» **GOAL OF THE EXERCISE**:
Reproduce the listing word for word. Skip any image.

» **MATERIAL PROVIDED**:
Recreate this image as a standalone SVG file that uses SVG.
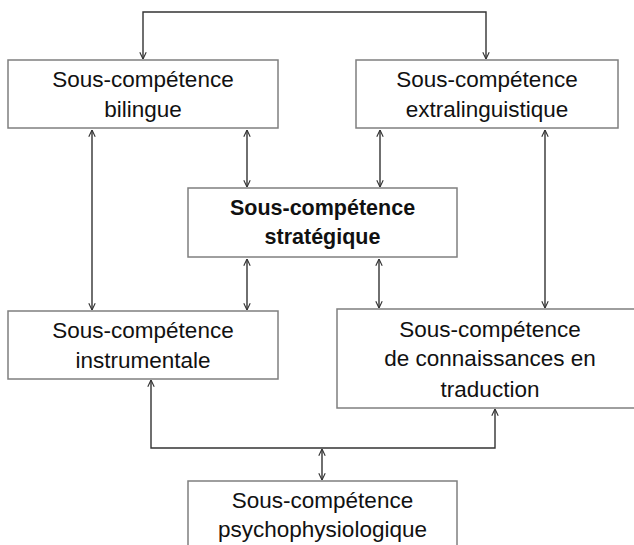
<svg xmlns="http://www.w3.org/2000/svg" width="634" height="545" viewBox="0 0 634 545">
  <style>
    .box { fill: #ffffff; stroke: #7f7f7f; stroke-width: 1.5; }
    .lbl { font-family: "Liberation Sans", Arial, sans-serif; font-size: 22.5px; fill: #111111; text-anchor: middle; }
    .bold { font-weight: bold; font-size: 21.5px; }
    .con { fill: none; stroke: #333333; stroke-width: 1.4; marker-start: url(#arr); marker-end: url(#arr); }
  </style>
  <defs>
    <marker id="arr" viewBox="0 0 10 10" refX="9.5" refY="5" markerWidth="8" markerHeight="8" markerUnits="userSpaceOnUse" orient="auto-start-reverse">
      <path d="M1,1 L9.5,5 L1,9" fill="none" stroke="#333333" stroke-width="1.4"/>
    </marker>
  </defs>
  <rect width="634" height="545" fill="#ffffff"/>

  <g id="connectors">
    <path class="con" d="M143,59 V12 H486 V59"/>
    <path class="con" d="M92,130 V310"/>
    <path class="con" d="M247,130 V187"/>
    <path class="con" d="M380,130 V187"/>
    <path class="con" d="M545,130 V308"/>
    <path class="con" d="M247,259 V310"/>
    <path class="con" d="M379,259 V308"/>
    <path class="con" d="M151,380 V448 H495 V409"/>
    <path class="con" d="M322,449 V480"/>
  </g>

  <g id="bilingue">
    <rect class="box" x="8" y="60" width="270" height="68"/>
    <text class="lbl" x="143" y="87">Sous-compétence</text>
    <text class="lbl" x="143" y="117">bilingue</text>
  </g>

  <g id="extralinguistique">
    <rect class="box" x="356" y="60" width="262" height="68"/>
    <text class="lbl" x="487" y="87">Sous-compétence</text>
    <text class="lbl" x="487" y="117">extralinguistique</text>
  </g>

  <g id="strategique">
    <rect class="box" x="188" y="188" width="269" height="69"/>
    <text class="lbl bold" x="322.5" y="215">Sous-compétence</text>
    <text class="lbl bold" x="322.5" y="244">stratégique</text>
  </g>

  <g id="instrumentale">
    <rect class="box" x="8" y="311" width="270" height="68"/>
    <text class="lbl" x="143" y="338">Sous-compétence</text>
    <text class="lbl" x="143" y="368">instrumentale</text>
  </g>

  <g id="connaissances">
    <rect class="box" x="337" y="309" width="306" height="99"/>
    <text class="lbl" x="490" y="337">Sous-compétence</text>
    <text class="lbl" x="490" y="366">de connaissances en</text>
    <text class="lbl" x="490" y="397">traduction</text>
  </g>

  <g id="psychophysiologique">
    <rect class="box" x="188" y="481" width="269" height="80"/>
    <text class="lbl" x="322.5" y="508">Sous-compétence</text>
    <text class="lbl" x="322.5" y="537">psychophysiologique</text>
  </g>
</svg>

» **SOLUTION**:
Recreate this image as a standalone SVG file that uses SVG.
<svg xmlns="http://www.w3.org/2000/svg" width="634" height="545" viewBox="0 0 634 545">
  <style>
    .box { fill: #ffffff; stroke: #7f7f7f; stroke-width: 1.5; }
    .lbl { font-family: "Liberation Sans", Arial, sans-serif; font-size: 22.5px; fill: #111111; text-anchor: middle; }
    .bold { font-weight: bold; font-size: 21.5px; }
    .con { fill: none; stroke: #333333; stroke-width: 1.4; marker-start: url(#arr); marker-end: url(#arr); }
  </style>
  <defs>
    <marker id="arr" viewBox="0 0 10 10" refX="9.5" refY="5" markerWidth="8" markerHeight="8" markerUnits="userSpaceOnUse" orient="auto-start-reverse">
      <path d="M1,1 L9.5,5 L1,9" fill="none" stroke="#333333" stroke-width="1.4"/>
    </marker>
  </defs>
  <rect width="634" height="545" fill="#ffffff"/>

  <g id="connectors">
    <path class="con" d="M143,59 V12 H486 V59"/>
    <path class="con" d="M92,130 V310"/>
    <path class="con" d="M247,130 V187"/>
    <path class="con" d="M380,130 V187"/>
    <path class="con" d="M545,130 V308"/>
    <path class="con" d="M247,259 V310"/>
    <path class="con" d="M379,259 V308"/>
    <path class="con" d="M151,380 V448 H495 V409"/>
    <path class="con" d="M322,449 V480"/>
  </g>

  <g id="bilingue">
    <rect class="box" x="8" y="60" width="270" height="68"/>
    <text class="lbl" x="143" y="87">Sous-compétence</text>
    <text class="lbl" x="143" y="117">bilingue</text>
  </g>

  <g id="extralinguistique">
    <rect class="box" x="356" y="60" width="262" height="68"/>
    <text class="lbl" x="487" y="87">Sous-compétence</text>
    <text class="lbl" x="487" y="117">extralinguistique</text>
  </g>

  <g id="strategique">
    <rect class="box" x="188" y="188" width="269" height="69"/>
    <text class="lbl bold" x="322.5" y="215">Sous-compétence</text>
    <text class="lbl bold" x="322.5" y="244">stratégique</text>
  </g>

  <g id="instrumentale">
    <rect class="box" x="8" y="311" width="270" height="68"/>
    <text class="lbl" x="143" y="338">Sous-compétence</text>
    <text class="lbl" x="143" y="368">instrumentale</text>
  </g>

  <g id="connaissances">
    <rect class="box" x="337" y="309" width="306" height="99"/>
    <text class="lbl" x="490" y="337">Sous-compétence</text>
    <text class="lbl" x="490" y="366">de connaissances en</text>
    <text class="lbl" x="490" y="397">traduction</text>
  </g>

  <g id="psychophysiologique">
    <rect class="box" x="188" y="481" width="269" height="80"/>
    <text class="lbl" x="322.5" y="508">Sous-compétence</text>
    <text class="lbl" x="322.5" y="537">psychophysiologique</text>
  </g>
</svg>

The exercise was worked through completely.